## What the task asks
Filter the entries that follow, copying every line in which the word "with" appears.

## Raw records

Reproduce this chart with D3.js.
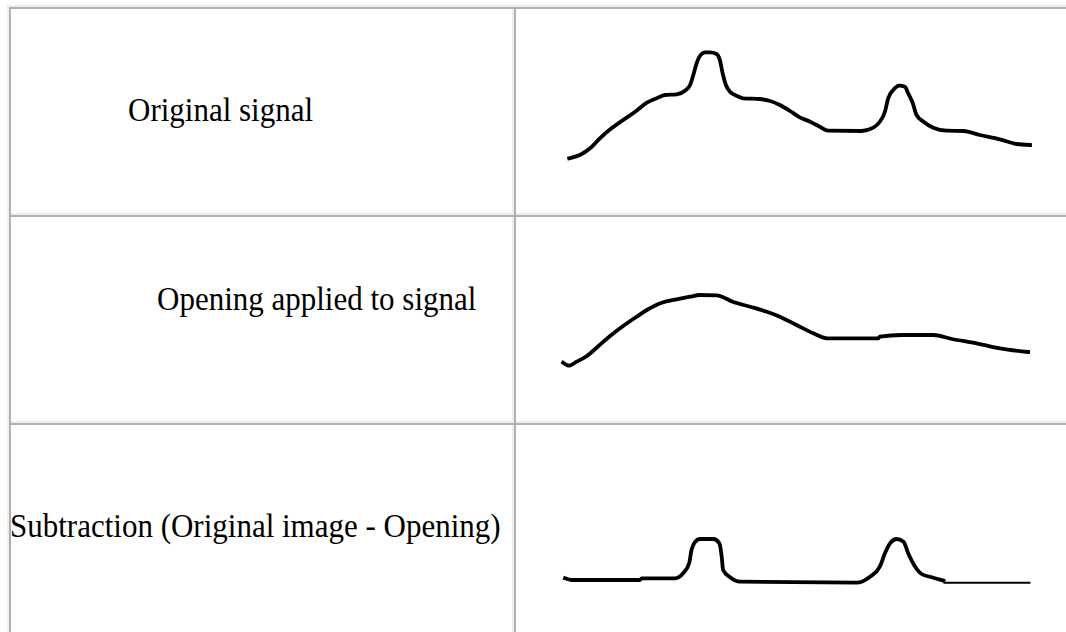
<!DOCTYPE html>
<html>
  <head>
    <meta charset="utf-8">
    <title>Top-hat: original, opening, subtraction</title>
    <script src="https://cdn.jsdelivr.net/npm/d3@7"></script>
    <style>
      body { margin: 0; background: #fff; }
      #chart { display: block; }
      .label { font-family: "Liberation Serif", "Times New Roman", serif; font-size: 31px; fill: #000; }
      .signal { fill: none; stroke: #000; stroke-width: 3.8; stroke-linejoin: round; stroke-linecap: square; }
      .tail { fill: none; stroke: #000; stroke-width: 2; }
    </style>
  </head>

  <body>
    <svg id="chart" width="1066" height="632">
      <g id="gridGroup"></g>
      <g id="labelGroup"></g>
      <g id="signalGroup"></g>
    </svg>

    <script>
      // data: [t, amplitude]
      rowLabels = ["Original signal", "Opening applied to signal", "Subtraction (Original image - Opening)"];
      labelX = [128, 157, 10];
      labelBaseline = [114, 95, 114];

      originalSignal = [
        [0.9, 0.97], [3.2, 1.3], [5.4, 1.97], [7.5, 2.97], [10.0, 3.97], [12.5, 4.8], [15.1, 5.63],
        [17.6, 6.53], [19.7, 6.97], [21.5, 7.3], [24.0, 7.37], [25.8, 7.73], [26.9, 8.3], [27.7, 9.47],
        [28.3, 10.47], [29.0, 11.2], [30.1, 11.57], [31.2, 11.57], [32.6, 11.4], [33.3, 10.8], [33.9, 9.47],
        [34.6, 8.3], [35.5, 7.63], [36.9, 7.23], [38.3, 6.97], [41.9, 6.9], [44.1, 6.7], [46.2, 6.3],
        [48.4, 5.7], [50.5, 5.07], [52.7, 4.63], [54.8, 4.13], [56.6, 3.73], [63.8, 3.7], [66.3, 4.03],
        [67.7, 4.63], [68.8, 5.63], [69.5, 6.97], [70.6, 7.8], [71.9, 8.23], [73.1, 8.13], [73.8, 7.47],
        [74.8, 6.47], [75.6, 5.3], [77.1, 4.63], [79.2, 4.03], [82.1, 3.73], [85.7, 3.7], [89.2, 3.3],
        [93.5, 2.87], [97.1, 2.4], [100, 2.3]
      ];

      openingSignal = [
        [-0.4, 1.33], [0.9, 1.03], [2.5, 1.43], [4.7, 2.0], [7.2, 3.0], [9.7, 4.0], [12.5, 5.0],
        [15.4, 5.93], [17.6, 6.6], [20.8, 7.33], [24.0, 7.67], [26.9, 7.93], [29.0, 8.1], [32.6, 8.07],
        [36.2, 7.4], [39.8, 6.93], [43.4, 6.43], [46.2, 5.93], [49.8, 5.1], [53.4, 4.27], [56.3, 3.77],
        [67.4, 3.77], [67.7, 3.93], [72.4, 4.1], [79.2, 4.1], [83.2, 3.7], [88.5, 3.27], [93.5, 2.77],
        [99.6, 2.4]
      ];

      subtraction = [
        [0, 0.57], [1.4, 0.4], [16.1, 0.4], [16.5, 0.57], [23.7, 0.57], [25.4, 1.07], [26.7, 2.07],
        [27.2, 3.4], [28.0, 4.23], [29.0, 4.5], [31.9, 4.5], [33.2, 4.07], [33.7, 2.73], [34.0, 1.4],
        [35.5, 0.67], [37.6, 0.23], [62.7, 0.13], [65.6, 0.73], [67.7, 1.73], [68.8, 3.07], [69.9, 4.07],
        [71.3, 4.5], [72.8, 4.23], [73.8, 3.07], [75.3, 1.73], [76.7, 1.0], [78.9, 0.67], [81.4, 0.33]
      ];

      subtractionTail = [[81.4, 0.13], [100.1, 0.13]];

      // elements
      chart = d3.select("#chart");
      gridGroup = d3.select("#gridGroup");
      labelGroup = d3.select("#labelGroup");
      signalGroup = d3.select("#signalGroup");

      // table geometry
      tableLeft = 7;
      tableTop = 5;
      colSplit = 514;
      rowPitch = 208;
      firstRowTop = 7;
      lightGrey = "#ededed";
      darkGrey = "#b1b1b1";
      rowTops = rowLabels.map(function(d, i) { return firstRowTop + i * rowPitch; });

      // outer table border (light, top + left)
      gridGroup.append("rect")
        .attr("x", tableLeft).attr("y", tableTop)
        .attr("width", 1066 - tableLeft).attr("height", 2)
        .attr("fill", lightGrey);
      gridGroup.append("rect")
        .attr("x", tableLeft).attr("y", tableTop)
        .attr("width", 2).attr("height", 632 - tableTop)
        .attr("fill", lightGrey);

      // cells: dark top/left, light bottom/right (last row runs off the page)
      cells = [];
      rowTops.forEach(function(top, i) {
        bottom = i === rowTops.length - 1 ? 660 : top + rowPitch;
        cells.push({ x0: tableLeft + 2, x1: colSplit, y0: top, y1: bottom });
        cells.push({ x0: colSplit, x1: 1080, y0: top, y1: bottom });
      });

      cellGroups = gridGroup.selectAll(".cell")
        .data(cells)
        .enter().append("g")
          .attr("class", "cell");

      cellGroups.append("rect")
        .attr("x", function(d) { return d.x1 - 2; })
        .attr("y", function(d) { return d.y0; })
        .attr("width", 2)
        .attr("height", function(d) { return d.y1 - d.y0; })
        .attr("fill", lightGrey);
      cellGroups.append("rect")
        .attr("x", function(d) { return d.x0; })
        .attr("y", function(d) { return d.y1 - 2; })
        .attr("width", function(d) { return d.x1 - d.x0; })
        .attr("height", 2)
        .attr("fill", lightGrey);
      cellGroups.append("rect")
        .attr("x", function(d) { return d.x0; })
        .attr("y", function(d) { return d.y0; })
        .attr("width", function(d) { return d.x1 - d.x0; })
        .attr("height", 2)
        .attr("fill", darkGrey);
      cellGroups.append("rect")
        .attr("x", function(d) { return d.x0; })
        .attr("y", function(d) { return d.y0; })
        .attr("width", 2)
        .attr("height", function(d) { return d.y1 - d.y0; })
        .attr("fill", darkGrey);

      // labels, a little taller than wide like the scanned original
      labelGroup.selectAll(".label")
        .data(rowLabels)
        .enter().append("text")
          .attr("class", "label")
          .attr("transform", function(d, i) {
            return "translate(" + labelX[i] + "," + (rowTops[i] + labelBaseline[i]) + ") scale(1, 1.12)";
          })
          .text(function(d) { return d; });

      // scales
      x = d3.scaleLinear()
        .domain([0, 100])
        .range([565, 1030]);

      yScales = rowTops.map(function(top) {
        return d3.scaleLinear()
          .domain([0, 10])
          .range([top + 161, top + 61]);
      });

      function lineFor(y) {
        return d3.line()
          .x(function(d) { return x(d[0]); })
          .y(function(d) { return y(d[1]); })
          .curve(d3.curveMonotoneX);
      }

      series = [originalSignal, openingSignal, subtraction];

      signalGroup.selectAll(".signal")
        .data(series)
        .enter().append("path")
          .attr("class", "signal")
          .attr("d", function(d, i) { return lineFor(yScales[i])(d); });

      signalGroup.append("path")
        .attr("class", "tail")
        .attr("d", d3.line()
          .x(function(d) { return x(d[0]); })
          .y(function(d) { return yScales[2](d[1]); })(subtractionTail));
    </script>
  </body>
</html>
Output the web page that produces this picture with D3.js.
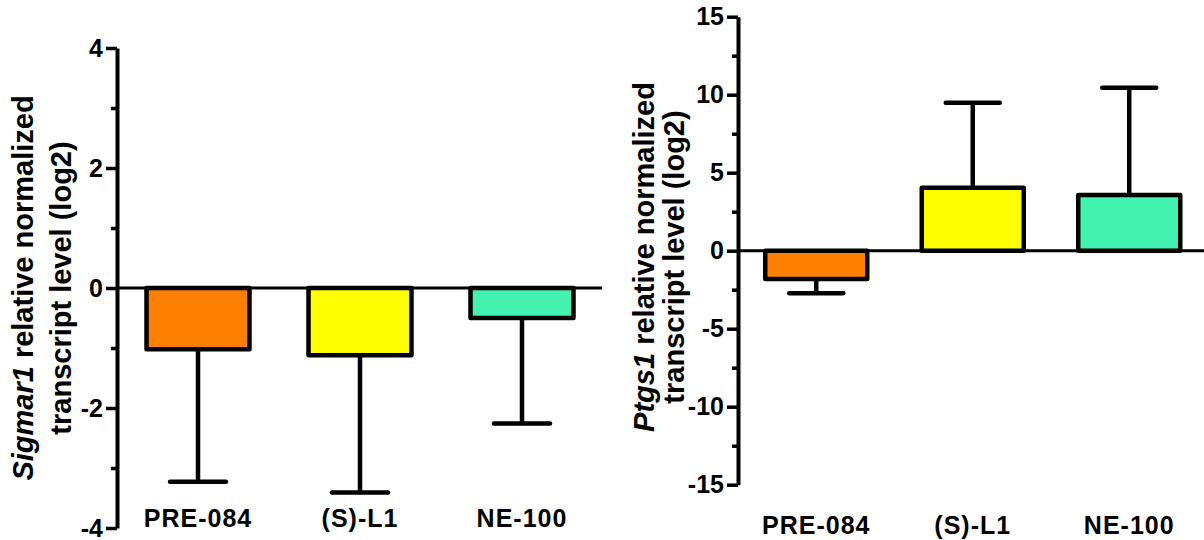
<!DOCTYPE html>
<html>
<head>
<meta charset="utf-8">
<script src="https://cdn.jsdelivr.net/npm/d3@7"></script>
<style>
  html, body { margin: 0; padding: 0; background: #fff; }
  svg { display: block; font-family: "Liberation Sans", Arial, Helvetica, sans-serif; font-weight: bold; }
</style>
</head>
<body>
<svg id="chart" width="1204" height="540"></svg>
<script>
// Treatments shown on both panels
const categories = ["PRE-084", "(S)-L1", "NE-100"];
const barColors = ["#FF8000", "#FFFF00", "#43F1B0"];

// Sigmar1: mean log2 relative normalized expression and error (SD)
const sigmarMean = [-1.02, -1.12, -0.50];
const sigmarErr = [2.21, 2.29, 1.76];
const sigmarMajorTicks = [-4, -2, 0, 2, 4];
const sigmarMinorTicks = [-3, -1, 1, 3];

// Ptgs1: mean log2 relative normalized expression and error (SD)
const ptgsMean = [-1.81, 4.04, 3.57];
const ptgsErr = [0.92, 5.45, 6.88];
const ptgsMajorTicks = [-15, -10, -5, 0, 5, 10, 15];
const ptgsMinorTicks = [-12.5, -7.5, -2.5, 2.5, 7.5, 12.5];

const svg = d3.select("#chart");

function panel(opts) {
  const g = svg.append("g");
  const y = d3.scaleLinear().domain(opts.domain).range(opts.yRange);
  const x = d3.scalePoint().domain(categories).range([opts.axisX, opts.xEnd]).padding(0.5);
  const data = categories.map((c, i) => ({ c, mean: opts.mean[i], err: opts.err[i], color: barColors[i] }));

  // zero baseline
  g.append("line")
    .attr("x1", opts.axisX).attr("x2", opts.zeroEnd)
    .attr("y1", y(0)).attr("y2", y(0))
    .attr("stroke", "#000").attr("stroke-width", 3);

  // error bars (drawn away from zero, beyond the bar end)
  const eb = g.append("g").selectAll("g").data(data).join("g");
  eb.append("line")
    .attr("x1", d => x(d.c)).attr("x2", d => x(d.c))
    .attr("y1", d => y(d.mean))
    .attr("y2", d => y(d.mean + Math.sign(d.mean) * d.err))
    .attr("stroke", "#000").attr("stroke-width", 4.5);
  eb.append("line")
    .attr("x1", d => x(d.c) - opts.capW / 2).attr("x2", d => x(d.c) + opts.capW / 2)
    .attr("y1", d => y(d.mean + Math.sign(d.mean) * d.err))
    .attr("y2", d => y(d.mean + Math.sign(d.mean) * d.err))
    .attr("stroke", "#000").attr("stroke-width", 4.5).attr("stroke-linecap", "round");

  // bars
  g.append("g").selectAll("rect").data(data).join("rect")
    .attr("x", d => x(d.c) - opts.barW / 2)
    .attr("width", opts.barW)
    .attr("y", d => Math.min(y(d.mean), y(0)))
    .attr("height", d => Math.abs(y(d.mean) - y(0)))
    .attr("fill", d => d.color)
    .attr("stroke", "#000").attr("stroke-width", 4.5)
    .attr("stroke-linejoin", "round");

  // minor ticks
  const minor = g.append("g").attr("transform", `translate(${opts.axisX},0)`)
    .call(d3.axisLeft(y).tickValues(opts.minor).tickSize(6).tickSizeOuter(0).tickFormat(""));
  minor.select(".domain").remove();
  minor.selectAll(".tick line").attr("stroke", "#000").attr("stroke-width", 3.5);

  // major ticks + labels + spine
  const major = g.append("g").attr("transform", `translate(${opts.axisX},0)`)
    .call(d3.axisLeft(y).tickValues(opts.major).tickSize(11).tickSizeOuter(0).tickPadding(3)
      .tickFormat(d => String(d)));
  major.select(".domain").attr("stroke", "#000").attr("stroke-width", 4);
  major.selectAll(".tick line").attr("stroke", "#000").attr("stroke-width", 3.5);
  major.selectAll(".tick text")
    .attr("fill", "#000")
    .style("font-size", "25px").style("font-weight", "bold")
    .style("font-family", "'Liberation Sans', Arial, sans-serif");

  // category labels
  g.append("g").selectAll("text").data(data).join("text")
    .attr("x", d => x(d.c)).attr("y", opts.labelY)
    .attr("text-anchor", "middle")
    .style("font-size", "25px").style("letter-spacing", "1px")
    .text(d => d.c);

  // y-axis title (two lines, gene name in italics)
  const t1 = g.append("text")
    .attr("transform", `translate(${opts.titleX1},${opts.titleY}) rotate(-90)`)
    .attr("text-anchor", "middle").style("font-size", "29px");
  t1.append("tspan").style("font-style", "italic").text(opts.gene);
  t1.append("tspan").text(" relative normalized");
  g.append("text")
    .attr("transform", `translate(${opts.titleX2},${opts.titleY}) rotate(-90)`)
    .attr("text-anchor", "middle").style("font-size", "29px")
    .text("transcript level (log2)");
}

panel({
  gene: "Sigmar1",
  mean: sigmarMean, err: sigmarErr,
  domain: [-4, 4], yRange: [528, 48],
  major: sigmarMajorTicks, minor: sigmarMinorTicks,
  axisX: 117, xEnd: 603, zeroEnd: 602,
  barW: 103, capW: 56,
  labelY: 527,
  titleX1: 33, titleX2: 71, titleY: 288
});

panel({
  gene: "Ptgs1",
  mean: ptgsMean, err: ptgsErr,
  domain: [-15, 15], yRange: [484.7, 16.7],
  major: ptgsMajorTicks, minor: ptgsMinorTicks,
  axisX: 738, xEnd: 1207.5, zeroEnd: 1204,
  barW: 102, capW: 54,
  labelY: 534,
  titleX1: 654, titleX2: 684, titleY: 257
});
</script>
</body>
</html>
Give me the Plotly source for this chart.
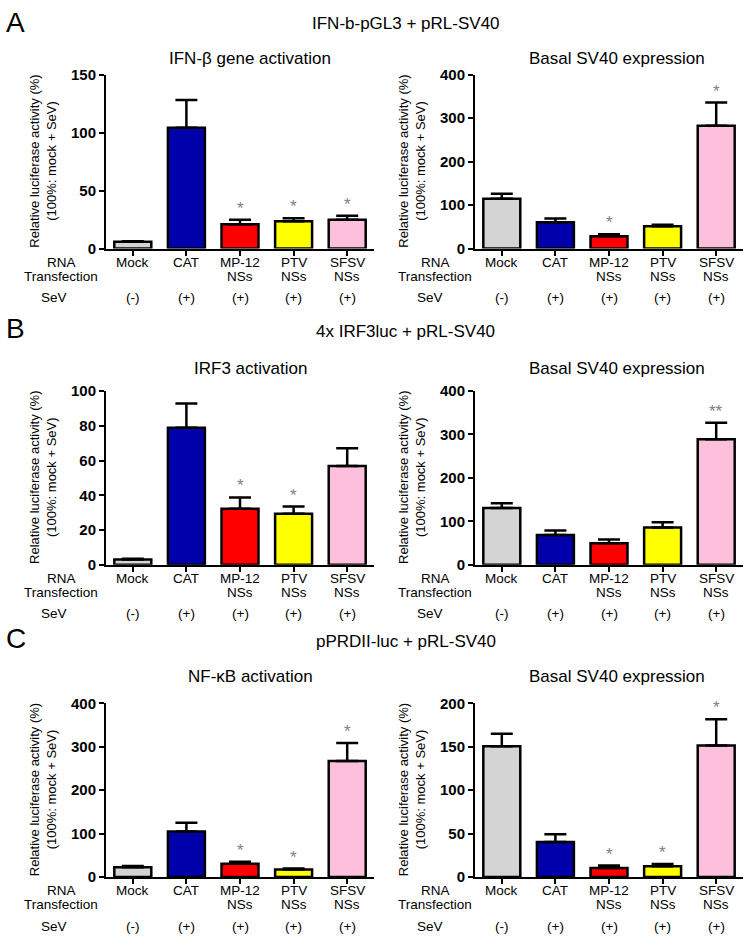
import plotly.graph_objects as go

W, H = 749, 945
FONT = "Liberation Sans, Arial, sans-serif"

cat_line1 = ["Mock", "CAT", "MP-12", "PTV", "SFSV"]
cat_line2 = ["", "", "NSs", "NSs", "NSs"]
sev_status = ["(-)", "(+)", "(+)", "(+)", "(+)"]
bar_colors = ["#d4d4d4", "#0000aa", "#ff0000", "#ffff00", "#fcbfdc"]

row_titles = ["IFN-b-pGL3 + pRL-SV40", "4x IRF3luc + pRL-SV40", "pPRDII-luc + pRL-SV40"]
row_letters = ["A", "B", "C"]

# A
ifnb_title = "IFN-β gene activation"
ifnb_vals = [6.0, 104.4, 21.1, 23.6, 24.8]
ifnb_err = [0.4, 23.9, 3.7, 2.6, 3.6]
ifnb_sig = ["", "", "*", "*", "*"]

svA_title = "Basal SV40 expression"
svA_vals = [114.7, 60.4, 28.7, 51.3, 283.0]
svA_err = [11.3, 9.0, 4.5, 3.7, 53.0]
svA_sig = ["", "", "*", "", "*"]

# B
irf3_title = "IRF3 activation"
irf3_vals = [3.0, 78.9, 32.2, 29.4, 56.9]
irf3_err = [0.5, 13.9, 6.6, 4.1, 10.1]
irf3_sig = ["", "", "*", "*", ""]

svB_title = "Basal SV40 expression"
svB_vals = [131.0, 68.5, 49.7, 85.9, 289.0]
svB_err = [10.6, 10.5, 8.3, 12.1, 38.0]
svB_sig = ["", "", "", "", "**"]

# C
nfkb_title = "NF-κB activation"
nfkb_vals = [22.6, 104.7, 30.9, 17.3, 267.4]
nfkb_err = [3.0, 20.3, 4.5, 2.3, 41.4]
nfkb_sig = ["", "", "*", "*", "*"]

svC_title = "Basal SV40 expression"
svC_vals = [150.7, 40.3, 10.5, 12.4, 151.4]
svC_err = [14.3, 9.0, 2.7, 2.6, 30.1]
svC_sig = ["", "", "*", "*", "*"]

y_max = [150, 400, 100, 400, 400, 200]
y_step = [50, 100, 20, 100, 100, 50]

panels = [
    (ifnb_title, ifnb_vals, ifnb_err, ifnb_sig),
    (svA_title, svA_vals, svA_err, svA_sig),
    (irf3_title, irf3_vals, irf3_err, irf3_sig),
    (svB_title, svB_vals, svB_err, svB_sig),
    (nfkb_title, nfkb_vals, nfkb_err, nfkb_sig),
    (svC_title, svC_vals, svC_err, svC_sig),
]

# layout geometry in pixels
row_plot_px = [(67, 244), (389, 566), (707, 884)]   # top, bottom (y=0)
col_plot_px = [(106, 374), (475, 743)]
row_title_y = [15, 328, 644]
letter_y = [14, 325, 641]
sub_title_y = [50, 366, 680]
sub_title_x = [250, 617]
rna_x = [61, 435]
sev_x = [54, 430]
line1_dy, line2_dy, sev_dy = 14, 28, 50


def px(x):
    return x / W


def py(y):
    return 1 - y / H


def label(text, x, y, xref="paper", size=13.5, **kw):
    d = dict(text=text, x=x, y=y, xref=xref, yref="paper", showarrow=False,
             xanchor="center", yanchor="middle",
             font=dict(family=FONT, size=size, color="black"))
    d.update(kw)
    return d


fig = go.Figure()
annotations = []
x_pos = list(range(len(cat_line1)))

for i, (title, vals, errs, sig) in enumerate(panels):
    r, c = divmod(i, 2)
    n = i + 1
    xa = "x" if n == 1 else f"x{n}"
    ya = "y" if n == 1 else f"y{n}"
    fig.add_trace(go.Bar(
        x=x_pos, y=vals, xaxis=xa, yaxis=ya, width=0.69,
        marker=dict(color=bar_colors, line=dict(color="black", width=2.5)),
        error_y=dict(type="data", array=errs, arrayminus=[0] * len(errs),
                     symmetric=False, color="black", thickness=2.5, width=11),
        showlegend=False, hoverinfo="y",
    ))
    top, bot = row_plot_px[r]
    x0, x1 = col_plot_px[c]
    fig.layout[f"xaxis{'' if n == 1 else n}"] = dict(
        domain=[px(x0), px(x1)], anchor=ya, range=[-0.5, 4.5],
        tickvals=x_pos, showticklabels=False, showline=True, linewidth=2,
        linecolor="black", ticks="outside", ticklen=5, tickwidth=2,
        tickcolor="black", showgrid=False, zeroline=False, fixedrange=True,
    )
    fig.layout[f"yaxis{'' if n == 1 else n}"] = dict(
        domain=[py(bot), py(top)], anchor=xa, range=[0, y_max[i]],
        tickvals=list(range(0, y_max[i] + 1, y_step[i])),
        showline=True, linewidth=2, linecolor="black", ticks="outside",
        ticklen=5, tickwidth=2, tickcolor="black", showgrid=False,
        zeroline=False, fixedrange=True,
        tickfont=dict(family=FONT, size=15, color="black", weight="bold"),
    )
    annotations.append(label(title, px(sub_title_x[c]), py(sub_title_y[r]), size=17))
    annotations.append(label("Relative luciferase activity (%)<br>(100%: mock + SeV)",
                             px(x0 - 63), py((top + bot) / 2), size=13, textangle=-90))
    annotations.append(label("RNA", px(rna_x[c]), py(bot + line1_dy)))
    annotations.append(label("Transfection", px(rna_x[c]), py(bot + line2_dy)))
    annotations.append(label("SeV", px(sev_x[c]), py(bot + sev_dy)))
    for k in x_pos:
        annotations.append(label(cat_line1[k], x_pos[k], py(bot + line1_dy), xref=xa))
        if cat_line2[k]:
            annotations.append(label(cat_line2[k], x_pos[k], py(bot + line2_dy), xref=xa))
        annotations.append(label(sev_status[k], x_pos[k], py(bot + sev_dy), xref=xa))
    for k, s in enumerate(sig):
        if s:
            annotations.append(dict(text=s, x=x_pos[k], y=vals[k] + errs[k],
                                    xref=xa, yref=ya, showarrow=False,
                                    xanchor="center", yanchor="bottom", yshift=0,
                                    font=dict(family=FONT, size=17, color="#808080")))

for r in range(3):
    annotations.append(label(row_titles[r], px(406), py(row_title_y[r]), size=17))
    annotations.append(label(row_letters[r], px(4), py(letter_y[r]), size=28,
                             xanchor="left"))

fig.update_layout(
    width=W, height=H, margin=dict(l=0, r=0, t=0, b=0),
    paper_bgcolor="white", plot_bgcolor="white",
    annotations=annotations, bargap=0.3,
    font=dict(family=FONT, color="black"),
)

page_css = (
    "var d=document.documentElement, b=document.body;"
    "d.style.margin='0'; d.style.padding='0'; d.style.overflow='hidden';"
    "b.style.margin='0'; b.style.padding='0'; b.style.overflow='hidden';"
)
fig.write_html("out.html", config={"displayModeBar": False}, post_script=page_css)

## Full response
Reproduce this chart with D3.js.
Output the web page that produces this picture with D3.js.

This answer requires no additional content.